## [Written task]
Once the pictures are set aside, transcribe the remaining data exactly.

## [Data extract]
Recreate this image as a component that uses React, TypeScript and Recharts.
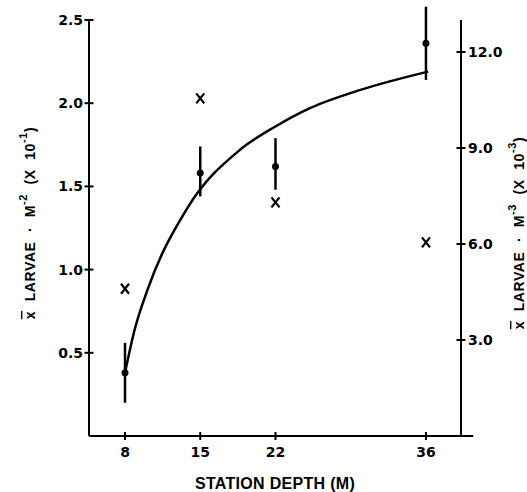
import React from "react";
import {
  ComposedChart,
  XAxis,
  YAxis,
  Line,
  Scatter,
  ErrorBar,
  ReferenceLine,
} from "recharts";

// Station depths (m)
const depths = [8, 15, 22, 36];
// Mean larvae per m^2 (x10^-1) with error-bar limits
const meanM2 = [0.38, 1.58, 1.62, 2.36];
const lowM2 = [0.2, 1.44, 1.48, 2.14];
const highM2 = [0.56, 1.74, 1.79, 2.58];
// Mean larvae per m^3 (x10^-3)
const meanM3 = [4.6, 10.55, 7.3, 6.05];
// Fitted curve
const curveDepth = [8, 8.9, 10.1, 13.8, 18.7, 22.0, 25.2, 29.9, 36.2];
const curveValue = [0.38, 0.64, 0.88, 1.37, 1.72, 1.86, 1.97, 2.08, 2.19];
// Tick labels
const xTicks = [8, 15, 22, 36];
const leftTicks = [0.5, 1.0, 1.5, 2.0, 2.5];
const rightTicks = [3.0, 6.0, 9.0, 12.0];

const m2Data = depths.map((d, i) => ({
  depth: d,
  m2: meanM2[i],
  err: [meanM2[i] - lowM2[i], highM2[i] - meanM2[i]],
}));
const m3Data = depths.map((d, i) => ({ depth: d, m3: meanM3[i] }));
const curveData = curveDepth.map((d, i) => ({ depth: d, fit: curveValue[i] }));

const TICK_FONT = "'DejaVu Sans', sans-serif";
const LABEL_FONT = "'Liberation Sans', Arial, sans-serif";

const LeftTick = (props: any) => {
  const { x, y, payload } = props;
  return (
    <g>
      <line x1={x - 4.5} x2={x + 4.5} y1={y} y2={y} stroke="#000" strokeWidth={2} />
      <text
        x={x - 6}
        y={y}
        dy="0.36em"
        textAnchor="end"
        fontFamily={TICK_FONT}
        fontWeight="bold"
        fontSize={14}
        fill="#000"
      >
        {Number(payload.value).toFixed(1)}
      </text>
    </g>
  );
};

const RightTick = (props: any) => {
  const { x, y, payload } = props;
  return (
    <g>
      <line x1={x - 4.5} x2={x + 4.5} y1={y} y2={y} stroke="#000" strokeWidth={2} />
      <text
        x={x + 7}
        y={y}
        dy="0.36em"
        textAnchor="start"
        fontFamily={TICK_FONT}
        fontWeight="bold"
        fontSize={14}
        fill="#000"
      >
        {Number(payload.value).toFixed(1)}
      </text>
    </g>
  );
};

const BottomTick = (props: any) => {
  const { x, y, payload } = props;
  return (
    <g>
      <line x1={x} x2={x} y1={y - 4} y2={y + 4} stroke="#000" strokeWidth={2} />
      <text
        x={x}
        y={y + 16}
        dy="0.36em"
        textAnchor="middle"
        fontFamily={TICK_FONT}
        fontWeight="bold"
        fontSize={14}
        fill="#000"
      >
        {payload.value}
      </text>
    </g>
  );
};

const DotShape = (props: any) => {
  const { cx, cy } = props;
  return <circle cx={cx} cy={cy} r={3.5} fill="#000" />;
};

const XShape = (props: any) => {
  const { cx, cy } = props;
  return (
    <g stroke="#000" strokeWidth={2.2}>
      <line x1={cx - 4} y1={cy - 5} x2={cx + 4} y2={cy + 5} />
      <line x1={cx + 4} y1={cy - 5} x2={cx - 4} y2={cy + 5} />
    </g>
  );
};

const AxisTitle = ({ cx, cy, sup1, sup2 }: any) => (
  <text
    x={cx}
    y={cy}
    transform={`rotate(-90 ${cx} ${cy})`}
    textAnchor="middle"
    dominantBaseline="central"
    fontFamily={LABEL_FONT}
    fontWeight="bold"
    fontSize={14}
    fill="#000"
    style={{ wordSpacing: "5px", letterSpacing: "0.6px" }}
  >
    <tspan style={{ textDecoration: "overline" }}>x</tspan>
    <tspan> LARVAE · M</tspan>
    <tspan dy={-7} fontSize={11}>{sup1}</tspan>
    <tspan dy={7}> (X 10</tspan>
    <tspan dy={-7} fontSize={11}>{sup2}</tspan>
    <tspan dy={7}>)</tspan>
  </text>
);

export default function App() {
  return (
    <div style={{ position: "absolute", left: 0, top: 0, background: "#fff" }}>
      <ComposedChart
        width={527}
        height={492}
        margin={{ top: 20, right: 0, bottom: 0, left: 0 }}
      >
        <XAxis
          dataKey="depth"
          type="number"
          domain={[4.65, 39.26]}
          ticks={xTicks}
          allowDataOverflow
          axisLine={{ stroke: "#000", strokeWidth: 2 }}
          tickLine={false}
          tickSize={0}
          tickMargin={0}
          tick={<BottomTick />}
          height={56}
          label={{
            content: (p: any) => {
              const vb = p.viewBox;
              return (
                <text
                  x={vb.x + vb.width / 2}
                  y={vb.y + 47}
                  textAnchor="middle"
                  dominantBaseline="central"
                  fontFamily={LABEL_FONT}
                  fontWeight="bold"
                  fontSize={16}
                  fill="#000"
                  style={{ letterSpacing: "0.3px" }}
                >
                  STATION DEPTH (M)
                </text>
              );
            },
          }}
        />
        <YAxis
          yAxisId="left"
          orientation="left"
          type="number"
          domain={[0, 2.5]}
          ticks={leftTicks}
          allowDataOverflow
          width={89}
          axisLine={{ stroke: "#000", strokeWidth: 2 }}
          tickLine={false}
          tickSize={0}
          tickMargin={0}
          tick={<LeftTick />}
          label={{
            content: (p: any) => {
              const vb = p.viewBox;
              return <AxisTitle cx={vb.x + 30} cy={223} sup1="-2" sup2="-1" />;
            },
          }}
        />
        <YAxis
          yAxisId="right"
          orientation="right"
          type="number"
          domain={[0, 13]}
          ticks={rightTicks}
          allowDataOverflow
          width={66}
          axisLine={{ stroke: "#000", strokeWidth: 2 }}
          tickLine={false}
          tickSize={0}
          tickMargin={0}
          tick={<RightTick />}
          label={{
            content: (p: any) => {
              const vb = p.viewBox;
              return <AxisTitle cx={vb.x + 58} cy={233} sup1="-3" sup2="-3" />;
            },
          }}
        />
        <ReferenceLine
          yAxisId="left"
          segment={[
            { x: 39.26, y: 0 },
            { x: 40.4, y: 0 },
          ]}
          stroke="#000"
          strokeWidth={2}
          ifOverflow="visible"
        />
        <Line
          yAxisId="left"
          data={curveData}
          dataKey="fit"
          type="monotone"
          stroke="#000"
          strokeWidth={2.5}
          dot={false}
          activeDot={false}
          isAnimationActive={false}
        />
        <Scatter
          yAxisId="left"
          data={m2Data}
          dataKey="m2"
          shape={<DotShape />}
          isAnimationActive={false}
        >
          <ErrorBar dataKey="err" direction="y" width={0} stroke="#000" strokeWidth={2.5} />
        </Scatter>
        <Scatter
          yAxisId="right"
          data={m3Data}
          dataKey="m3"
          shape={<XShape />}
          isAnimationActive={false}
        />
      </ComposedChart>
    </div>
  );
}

## [Answer to this problem]
Recreate this image as a component that uses React, TypeScript and Recharts.
import React from "react";
import {
  ComposedChart,
  XAxis,
  YAxis,
  Line,
  Scatter,
  ErrorBar,
  ReferenceLine,
} from "recharts";

// Station depths (m)
const depths = [8, 15, 22, 36];
// Mean larvae per m^2 (x10^-1) with error-bar limits
const meanM2 = [0.38, 1.58, 1.62, 2.36];
const lowM2 = [0.2, 1.44, 1.48, 2.14];
const highM2 = [0.56, 1.74, 1.79, 2.58];
// Mean larvae per m^3 (x10^-3)
const meanM3 = [4.6, 10.55, 7.3, 6.05];
// Fitted curve
const curveDepth = [8, 8.9, 10.1, 13.8, 18.7, 22.0, 25.2, 29.9, 36.2];
const curveValue = [0.38, 0.64, 0.88, 1.37, 1.72, 1.86, 1.97, 2.08, 2.19];
// Tick labels
const xTicks = [8, 15, 22, 36];
const leftTicks = [0.5, 1.0, 1.5, 2.0, 2.5];
const rightTicks = [3.0, 6.0, 9.0, 12.0];

const m2Data = depths.map((d, i) => ({
  depth: d,
  m2: meanM2[i],
  err: [meanM2[i] - lowM2[i], highM2[i] - meanM2[i]],
}));
const m3Data = depths.map((d, i) => ({ depth: d, m3: meanM3[i] }));
const curveData = curveDepth.map((d, i) => ({ depth: d, fit: curveValue[i] }));

const TICK_FONT = "'DejaVu Sans', sans-serif";
const LABEL_FONT = "'Liberation Sans', Arial, sans-serif";

const LeftTick = (props: any) => {
  const { x, y, payload } = props;
  return (
    <g>
      <line x1={x - 4.5} x2={x + 4.5} y1={y} y2={y} stroke="#000" strokeWidth={2} />
      <text
        x={x - 6}
        y={y}
        dy="0.36em"
        textAnchor="end"
        fontFamily={TICK_FONT}
        fontWeight="bold"
        fontSize={14}
        fill="#000"
      >
        {Number(payload.value).toFixed(1)}
      </text>
    </g>
  );
};

const RightTick = (props: any) => {
  const { x, y, payload } = props;
  return (
    <g>
      <line x1={x - 4.5} x2={x + 4.5} y1={y} y2={y} stroke="#000" strokeWidth={2} />
      <text
        x={x + 7}
        y={y}
        dy="0.36em"
        textAnchor="start"
        fontFamily={TICK_FONT}
        fontWeight="bold"
        fontSize={14}
        fill="#000"
      >
        {Number(payload.value).toFixed(1)}
      </text>
    </g>
  );
};

const BottomTick = (props: any) => {
  const { x, y, payload } = props;
  return (
    <g>
      <line x1={x} x2={x} y1={y - 4} y2={y + 4} stroke="#000" strokeWidth={2} />
      <text
        x={x}
        y={y + 16}
        dy="0.36em"
        textAnchor="middle"
        fontFamily={TICK_FONT}
        fontWeight="bold"
        fontSize={14}
        fill="#000"
      >
        {payload.value}
      </text>
    </g>
  );
};

const DotShape = (props: any) => {
  const { cx, cy } = props;
  return <circle cx={cx} cy={cy} r={3.5} fill="#000" />;
};

const XShape = (props: any) => {
  const { cx, cy } = props;
  return (
    <g stroke="#000" strokeWidth={2.2}>
      <line x1={cx - 4} y1={cy - 5} x2={cx + 4} y2={cy + 5} />
      <line x1={cx + 4} y1={cy - 5} x2={cx - 4} y2={cy + 5} />
    </g>
  );
};

const AxisTitle = ({ cx, cy, sup1, sup2 }: any) => (
  <text
    x={cx}
    y={cy}
    transform={`rotate(-90 ${cx} ${cy})`}
    textAnchor="middle"
    dominantBaseline="central"
    fontFamily={LABEL_FONT}
    fontWeight="bold"
    fontSize={14}
    fill="#000"
    style={{ wordSpacing: "5px", letterSpacing: "0.6px" }}
  >
    <tspan style={{ textDecoration: "overline" }}>x</tspan>
    <tspan> LARVAE · M</tspan>
    <tspan dy={-7} fontSize={11}>{sup1}</tspan>
    <tspan dy={7}> (X 10</tspan>
    <tspan dy={-7} fontSize={11}>{sup2}</tspan>
    <tspan dy={7}>)</tspan>
  </text>
);

export default function App() {
  return (
    <div style={{ position: "absolute", left: 0, top: 0, background: "#fff" }}>
      <ComposedChart
        width={527}
        height={492}
        margin={{ top: 20, right: 0, bottom: 0, left: 0 }}
      >
        <XAxis
          dataKey="depth"
          type="number"
          domain={[4.65, 39.26]}
          ticks={xTicks}
          allowDataOverflow
          axisLine={{ stroke: "#000", strokeWidth: 2 }}
          tickLine={false}
          tickSize={0}
          tickMargin={0}
          tick={<BottomTick />}
          height={56}
          label={{
            content: (p: any) => {
              const vb = p.viewBox;
              return (
                <text
                  x={vb.x + vb.width / 2}
                  y={vb.y + 47}
                  textAnchor="middle"
                  dominantBaseline="central"
                  fontFamily={LABEL_FONT}
                  fontWeight="bold"
                  fontSize={16}
                  fill="#000"
                  style={{ letterSpacing: "0.3px" }}
                >
                  STATION DEPTH (M)
                </text>
              );
            },
          }}
        />
        <YAxis
          yAxisId="left"
          orientation="left"
          type="number"
          domain={[0, 2.5]}
          ticks={leftTicks}
          allowDataOverflow
          width={89}
          axisLine={{ stroke: "#000", strokeWidth: 2 }}
          tickLine={false}
          tickSize={0}
          tickMargin={0}
          tick={<LeftTick />}
          label={{
            content: (p: any) => {
              const vb = p.viewBox;
              return <AxisTitle cx={vb.x + 30} cy={223} sup1="-2" sup2="-1" />;
            },
          }}
        />
        <YAxis
          yAxisId="right"
          orientation="right"
          type="number"
          domain={[0, 13]}
          ticks={rightTicks}
          allowDataOverflow
          width={66}
          axisLine={{ stroke: "#000", strokeWidth: 2 }}
          tickLine={false}
          tickSize={0}
          tickMargin={0}
          tick={<RightTick />}
          label={{
            content: (p: any) => {
              const vb = p.viewBox;
              return <AxisTitle cx={vb.x + 58} cy={233} sup1="-3" sup2="-3" />;
            },
          }}
        />
        <ReferenceLine
          yAxisId="left"
          segment={[
            { x: 39.26, y: 0 },
            { x: 40.4, y: 0 },
          ]}
          stroke="#000"
          strokeWidth={2}
          ifOverflow="visible"
        />
        <Line
          yAxisId="left"
          data={curveData}
          dataKey="fit"
          type="monotone"
          stroke="#000"
          strokeWidth={2.5}
          dot={false}
          activeDot={false}
          isAnimationActive={false}
        />
        <Scatter
          yAxisId="left"
          data={m2Data}
          dataKey="m2"
          shape={<DotShape />}
          isAnimationActive={false}
        >
          <ErrorBar dataKey="err" direction="y" width={0} stroke="#000" strokeWidth={2.5} />
        </Scatter>
        <Scatter
          yAxisId="right"
          data={m3Data}
          dataKey="m3"
          shape={<XShape />}
          isAnimationActive={false}
        />
      </ComposedChart>
    </div>
  );
}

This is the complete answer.